On Unix, there's a given hierarchy of header files. So when you install the C library header files (equivalent to UnixLib) they go in /usr/include. So you get files like:

/usr/include/stdio.h
/usr/include/string.h
/usr/include/setjmp.h
/usr/include/time.h
/usr/include/sys/time.h
/usr/include/sys/quota.h
/usr/include/net/ethernet.h

When you install other packages they slot into this structure. For example the GPIB driver library I've been using today lives in:

/usr/include/gpib/ib.h

and if you install the Linux kernel headers you get things like:

/usr/include/linux/adfs_fs.h (the ADFS driver for Linux)
/usr/include/linux/joystick.h

and so on.

The name inside the pointy brackets <> is effectively the path without /usr/include on the front.
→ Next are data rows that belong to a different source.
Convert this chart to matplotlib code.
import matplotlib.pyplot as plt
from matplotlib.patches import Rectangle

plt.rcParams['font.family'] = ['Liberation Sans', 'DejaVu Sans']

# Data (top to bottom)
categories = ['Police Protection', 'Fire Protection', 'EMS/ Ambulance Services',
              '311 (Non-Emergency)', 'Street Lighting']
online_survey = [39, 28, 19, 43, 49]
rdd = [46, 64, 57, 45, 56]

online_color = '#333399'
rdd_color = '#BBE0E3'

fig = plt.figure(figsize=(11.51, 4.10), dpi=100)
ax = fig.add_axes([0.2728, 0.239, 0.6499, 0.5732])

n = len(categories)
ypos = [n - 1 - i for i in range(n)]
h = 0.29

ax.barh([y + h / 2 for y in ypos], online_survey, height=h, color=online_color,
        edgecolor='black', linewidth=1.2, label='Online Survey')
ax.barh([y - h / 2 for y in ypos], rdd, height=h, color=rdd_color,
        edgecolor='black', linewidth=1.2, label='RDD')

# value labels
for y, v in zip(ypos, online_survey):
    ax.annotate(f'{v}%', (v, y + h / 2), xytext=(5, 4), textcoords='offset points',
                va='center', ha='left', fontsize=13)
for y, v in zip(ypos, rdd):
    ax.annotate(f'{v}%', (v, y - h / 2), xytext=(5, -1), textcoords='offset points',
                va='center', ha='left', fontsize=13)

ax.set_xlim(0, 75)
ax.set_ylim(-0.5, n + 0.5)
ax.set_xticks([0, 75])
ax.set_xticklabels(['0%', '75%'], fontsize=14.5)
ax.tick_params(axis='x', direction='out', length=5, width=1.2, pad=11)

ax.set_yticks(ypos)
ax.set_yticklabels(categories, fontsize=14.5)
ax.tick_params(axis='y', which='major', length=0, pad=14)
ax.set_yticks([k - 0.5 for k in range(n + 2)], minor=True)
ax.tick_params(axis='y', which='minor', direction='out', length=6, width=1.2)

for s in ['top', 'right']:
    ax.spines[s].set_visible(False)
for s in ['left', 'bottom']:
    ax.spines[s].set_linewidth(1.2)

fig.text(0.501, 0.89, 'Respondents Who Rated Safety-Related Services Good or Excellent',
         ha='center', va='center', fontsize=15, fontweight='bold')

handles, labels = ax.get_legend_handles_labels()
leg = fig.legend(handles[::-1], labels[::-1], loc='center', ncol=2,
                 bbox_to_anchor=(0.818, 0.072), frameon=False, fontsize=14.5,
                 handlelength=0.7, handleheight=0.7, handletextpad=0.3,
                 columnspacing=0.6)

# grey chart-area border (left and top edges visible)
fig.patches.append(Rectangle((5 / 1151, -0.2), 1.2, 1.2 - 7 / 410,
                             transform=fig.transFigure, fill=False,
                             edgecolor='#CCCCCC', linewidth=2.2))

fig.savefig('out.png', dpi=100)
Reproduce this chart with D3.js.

So

#include <sys/types.h>

refers to

/usr/include/sys/types.h

while

#include <bits/types.h>

refers to

/usr/include/bits/types.h

They're different files, and they have different pathnames (in fact, in glibc on Linux, sys/types.h has a #include <bits/types.h>). In the list above notice there are two time.h files - you'd refer to the first one as plain <time.h> and the second as <sys/time.h>

Of course it's slightly more complicated than that - /usr/include is a system-wide path so you need to be the machine administrator to add things to it. If I'm not administrator I might put some header files in some other directory (/home/theo/myincludes say) and use a -isystem to refer to them.